Losing a spouse is devastating and requires one of the most significant life adjustments you’ll ever have to make. Some experts say that the loss and the new identity it thrusts upon you take at least three years to adjust to and often much longer. You are accustomed to someone’s continued presence, from a greeting when you come home to having someone to share with your daily life. But, they’re no longer there for the stories to share over dinner, pats on the arm, or the little negotiations over who will do this or that. Suddenly, they’re missing. It’s natural and appropriate that you should grieve both these seemingly minor losses as well as the significant loss of your spouse. Because your spouse was a daily presence, you may find yourself preoccupied thinking and dreaming of them. You may look for them in a crowd or feel confident that you just saw them from the corner of your eye. Some people keep re-experiencing the circumstances or events around their partner’s death. Others find themselves sticking to old routines by setting the table for two, reading something, turning to tell their spouse wanting to tell about it, and picking up the phone to call them. All of this is natural and expected.

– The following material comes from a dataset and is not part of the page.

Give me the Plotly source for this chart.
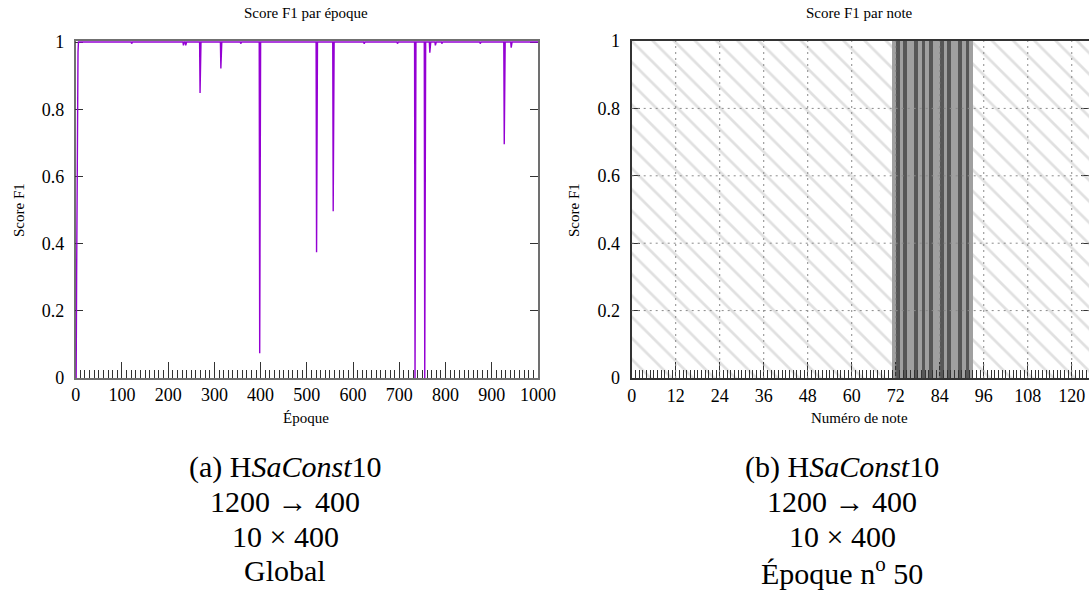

Loneliness is one of the biggest challenges
Because your spouse or partner was such a significant part of your daily life, their loss is usually felt more immediately and for longer. Regardless of the time spent together, this is the person you chose to spend life with. You valued their unique qualities, humor or charm, intellect, kindness, or strength, and no one will ever take their place. As acute as your loss feels now, being alone doesn’t mean a lifetime of loneliness. It may be tempting to isolate yourself at this time, but reaching out to others for support is critical.